EBV (Evidence Based Valuation) principles continue to update from legacy “appraisal” practices. Here we hope to have a quick look at the upsides and downsides of EBV, compared to traditional, judgment-based “methods and techniques.”
Editor’s Note: This is Standards, part 3.16 of George Dell’s series on How Do I Move to EBV? Links to the earlier posts are here.
The fundamental difference is that EBV focuses on market measurement, rather than comparing comps. Legacy methods were developed around the 1940s, designed to recognize the big challenge: get four or five ‘good’ comps. A ‘good’ comp is one that is available and ‘similar.’ (Everyone knows what a similar comp looks like, of course!)
EBV is a subset of Data Science. Data Science has some key elements:
- Complete, or near complete data is available, making samples unnecessary;
- The challenge is to understand what can be relevant, and how to interpret;
- Computer power enables instant calculations, and graphs for visualization;
- A field-related expert is required, with an understanding of modeling;
The Pros. EBV:
- Minimizes subjective judgment, augmenting it with objective, factual logic.
- Supports reproducibility, which in turn enables audit in place of subjective review.
- Enables risk and reliability scoring, dynamically integrating with fintech applications.
- Speeds work and personal satisfaction for appraisers and asset analysts.
- Promotes diversification, eliminates bias hazard, and simplifies entrant training.
EBV also simplifies underwriting, portfolio and risk management, and public policy regulatory issues.
The Cons. EBV:
- The new learning, to use EBV, triggers your natural resistance to change, and the resulting bias.
- Requires some unlearning of traditional practices, particularly that of “picking comps.”
- Requires greater use of critical thinking, critical analysis, and even skilled skepticism.
- Places more responsibility on the actual valuer’s competence, not less.
- Employs more sophisticated analytical software and tools.
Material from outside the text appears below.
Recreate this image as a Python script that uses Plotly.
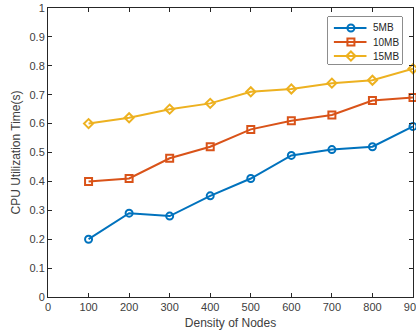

Current regulations, appraisal standards, and user expectations enforce a great inertial weight on progress. Outdated embedded practices and even “advanced analytics” education misdirect from the simplicity and clear path of data science.
As an example: recall that in USPAP, the appraiser is required to do what peers do, and do what users expect – not what provides better results!
The real sweeping solution can only come from regulatory reform. The reform must be based on valuation reliability, measurable risk, and public policy of regular (annual?) bank collateral updates.
And what can an individual appraiser do?
Certain parts of the EBV process can be immediately and usefully used. The price-indexing model can be used separately, done in a very few minutes. It clarifies comp selection, provides a time adjustment, and the USPAP required ‘market analysis.’
There is a great reason to get a head start on the coming changes for valuation, and learn new methods today, in practice. The time to start is now, while there is time!
Andersen Timothy
October 7, 2023 @ 2:35 pm
George, thank you for the wisdom and the challenge! Clearly I need to rethink some of my philosophy on comps. I appreciate the advice!
Vincent P Slupski
October 9, 2023 @ 11:52 am
You can make box and whiskers plots and run correlations and regressions until you’re very tired, but the bank reviewer will still ask, “where’s your adjustment grid and made-up quantitative adjustments?” The only regulatory reform on the horizon is to further erode appraisal requirements: more evaluations, higher de minimis limits, property inspections instead of appraisals, and further substitution of investors who don’t require appraisals vs. those who do.